Florida’s Department of Children and Families (DCF), which is responsible for licensing and regulation of addiction treatment programs in the state, investigates when there is a complaint. The DCF press secretary, who responded to Addiction Professional’s questions in consultation with the director of Substance Abuse Policy and Planning, Kathy Goltry, says that regulations regarding patient brokering fall under insurance regulations.

“These are not under our agency,” says Erin Gillespie, the press secretary (she recently left the state agency). She suggested that AP discuss the issue of ethics with the Florida Alcohol and Drug Abuse Association (FADAA), the trade association representing treatment providers.

FADAA executive director Mark Fontaine is accustomed to such calls—from patients. “We get calls from parents who ask, ‘What do you know about this program? My daughter is there, I looked it up on the Internet, and something doesn’t sound quite right,’” Fontaine says. “Or they just want to know more about the program, and ask us for information.”

If the program is a FADAA member, Fontaine can share what he knows. “There’s a lot of competition in Florida, a lot of programs,” he says. “In state associations there are interactions between members, and there’s discourse and dialogue that takes place—people learn what others are doing.”

Sometimes Fontaine contacts DCF for information on a program, but the state agency “only knows about the programs they fund,” he says.

Ethical issues seen in many private programs, such as deceptive statements regarding insurance coverage, are a “huge concern” for anyone who wants to “build an environment where addiction treatment and recovery are part of the culture of the state,” says Fontaine. “We’ve been very articulate about the value of treatment, and the need to support treatment. But every time there’s a bad incident it reflects on the whole industry.”

Even FADAA doesn’t know the size of the treatment industry in Florida. “We don’t know how much is spent on treatment, and we don’t know how big the industry is,” says Fontaine. “Nobody does.”

Kickbacks and cures

In California, a big part of the problem lies in there not being a level of science or medicine applied to licensing, says David Lisonbee, president and CEO of Twin Town Treatment Centers, a private for-profit program in Los Alamitos. The state Department of Alcohol and Drug Programs (ADP) has a hands-off approach to a treatment industry that itself is unscientific, Lisonbee says.

“It’s always been a social model,” Lisonbee says of treatment programs. “The problem lies with the impotence in the state of California ADP.”

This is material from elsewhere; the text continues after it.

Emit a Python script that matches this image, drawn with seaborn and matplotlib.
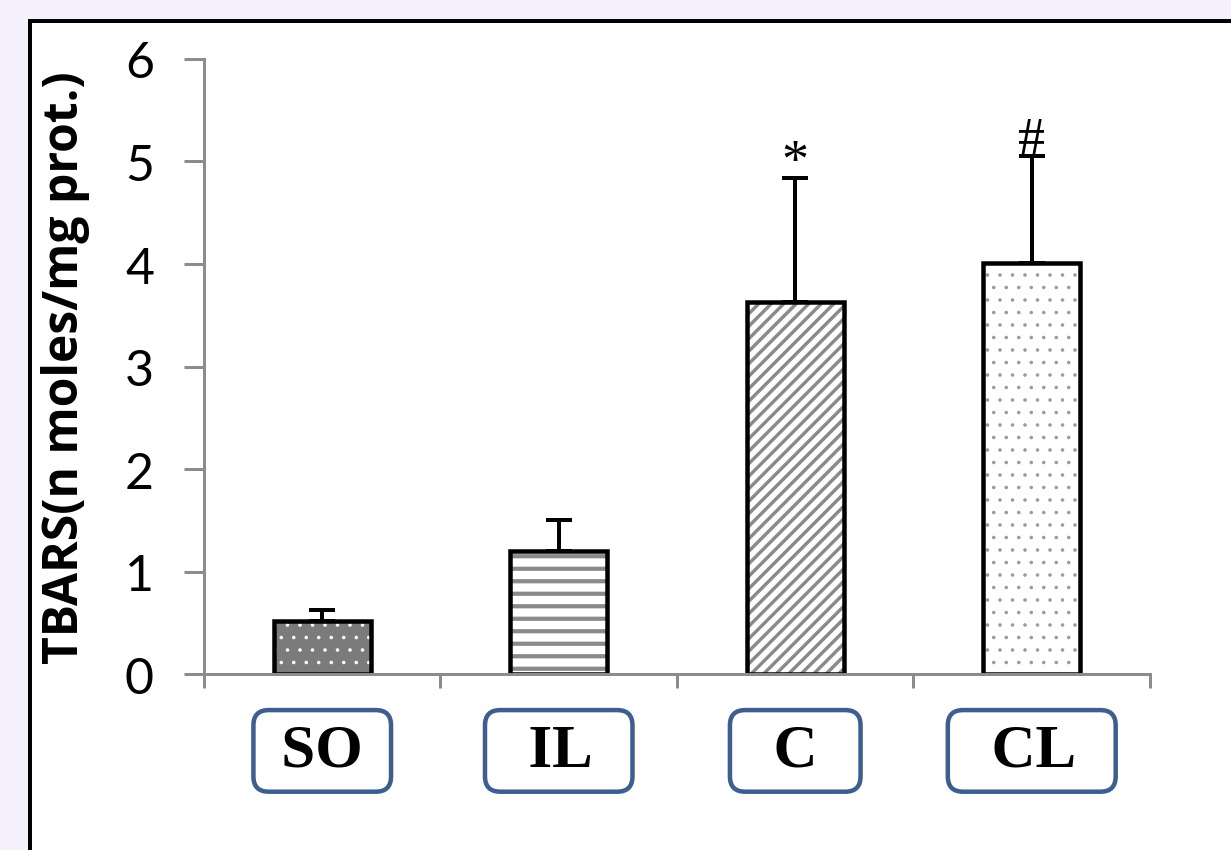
import numpy as np
import pandas as pd
import matplotlib.pyplot as plt
import matplotlib.patches as mpatches
import seaborn as sns

# Data (TBARS, n moles/mg protein)
groups = ['SO', 'IL', 'C', 'CL']
tbars = [0.52, 1.20, 3.63, 4.01]
sem = [0.10, 0.30, 1.21, 1.04]
marks = ['', '', '*', '#']

DPI = 150


def px(n):
    # pixel size -> points at the output dpi
    return n * 72 / DPI


# bar styling
face_colors = ['#7b7b7b', '#ffffff', '#ffffff', '#ffffff']
hatch_colors = ['#ffffff', '#8a8a8a', '#8a8a8a', '#9a9a9a']
hatches = ['..', '--', '////', '..']
hatch_widths = [px(1.0), px(4.2), px(3.4), px(1.0)]
box_labels = [' SO ', '  IL  ', '  C  ', '  CL  ']

df = pd.DataFrame({'group': groups, 'tbars': tbars})

sns.set_style('white')
plt.rcParams['font.family'] = ['Lato', 'DejaVu Sans']
plt.rcParams['text.color'] = 'black'
plt.rcParams['axes.labelcolor'] = 'black'
plt.rcParams['hatch.linewidth'] = px(3.5)

fig = plt.figure(figsize=(1231 / DPI, 851 / DPI), dpi=DPI, facecolor='#f6f2fd')
# white slide panel with black frame
fig.add_artist(mpatches.Rectangle((30 / 1231, -0.1), 1.1, 1.1 - 22 / 851,
                                  transform=fig.transFigure, facecolor='white',
                                  edgecolor='black', lw=px(4), zorder=-1))

ax = fig.add_axes([0.1657, 0.2068, 0.7685, 0.7227])
ax.set_facecolor('none')

sns.barplot(data=df, x='group', y='tbars', width=0.41, color='white',
            saturation=1, linewidth=0, ax=ax)

bars = ax.patches[:len(groups)]
for p, fc, hc, h, hw in zip(bars, face_colors, hatch_colors, hatches, hatch_widths):
    p.set_facecolor(fc)
    p.set_edgecolor(hc)
    p.set_hatch(h)
    p.set_linewidth(0)
    if hasattr(p, 'set_hatch_linewidth'):
        p.set_hatch_linewidth(hw)
    ax.add_patch(mpatches.Rectangle(p.get_xy(), p.get_width(), p.get_height(),
                                    fill=False, edgecolor='black', lw=px(4.5), zorder=3))

# upper error bars only
ax.errorbar(range(len(groups)), tbars, yerr=[np.zeros(len(sem)), sem], fmt='none',
            ecolor='black', elinewidth=px(4), capsize=px(13), capthick=px(4), zorder=4)

for i, (m, v, e) in enumerate(zip(marks, tbars, sem)):
    if m:
        ax.text(i, v + e + 0.02, m, ha='center', va='baseline', fontsize=px(54),
                family='Liberation Serif')

ax.set_xlim(-0.5, len(groups) - 0.5)
ax.set_ylim(0, 6)
ax.set_yticks(range(7))
ax.set_xticks(np.arange(-0.5, len(groups), 1))
ax.set_xticklabels([])
ax.set_xlabel('')
ax.set_ylabel('TBARS(n moles/mg prot.)', fontsize=px(48), fontweight='bold',
              family='Open Sans')
ax.yaxis.set_label_coords(-0.12, 0.5)

sns.despine(ax=ax)
for s in ['left', 'bottom']:
    ax.spines[s].set_color('#8c8c8c')
    ax.spines[s].set_linewidth(px(3))
    ax.spines[s].set_zorder(5)
ax.tick_params(axis='y', length=px(20), width=px(3), color='#8c8c8c', pad=px(30),
               labelsize=px(50), labelcolor='black', left=True)
ax.tick_params(axis='x', length=px(14), width=px(3), color='#8c8c8c', bottom=True)

# category labels in rounded boxes
for i, lab in enumerate(box_labels):
    ax.text(i, -0.125, lab, transform=ax.get_xaxis_transform(), ha='center',
            va='center', fontsize=px(61), fontweight='bold', family='Liberation Serif',
            bbox=dict(boxstyle='round,pad=0.21,rounding_size=0.25', fc='white',
                      ec='#3d5f8f', lw=px(4.5)))

fig.savefig('out.png', dpi=DPI, facecolor=fig.get_facecolor())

For example, Lisonbee says, there are providers in Malibu that promise a cure for addiction. “They’re outright misleading patients.”

There also are providers that pay bounties for patients—in the thousands of dollars—and the state says it is unable to prevent it because Medicaid money is not involved. Federal anti-kickback laws, which can land providers in prison, apply only to Medicaid and Medicare.

Some drug testing companies also “share” their profits with referring treatment programs, which is illegal when someone else is paying, such as Medicaid. Last year, Calloway Laboratories paid $20 million to settle fraud charges brought by the Massachusetts Attorney General in which MassHealth (the state Medicaid program) paid for drug tests that included the kickback costs. According to Attorney General Martha Coakley, Calloway induced sober home operators to order drug screens. The sober home operators were charged as well.

Michael Walsh, president and CEO of the National Association of Addiction Treatment Providers (NAATP), says treatment providers in Florida—where drug testing kickbacks also have been an issue—don’t know what is legal and what isn’t. As long as Medicaid and Medicare aren’t involved (or for that matter, any insurance company), and the patient is paying for the treatment and the drug test out of pocket, does fraud exist?

“I think this is a huge issue,” says Walsh. “There is a line, and the best advice is, don’t go near that line.” In cases where a treatment provider is approached by a drug testing lab and offered a payment for ordering tests, Walsh’s advice has been to say no. “Err on the side of caution,” he says.

But if Medicaid were not involved, who would prevent the added charges for kickbacks from being passed on to patients?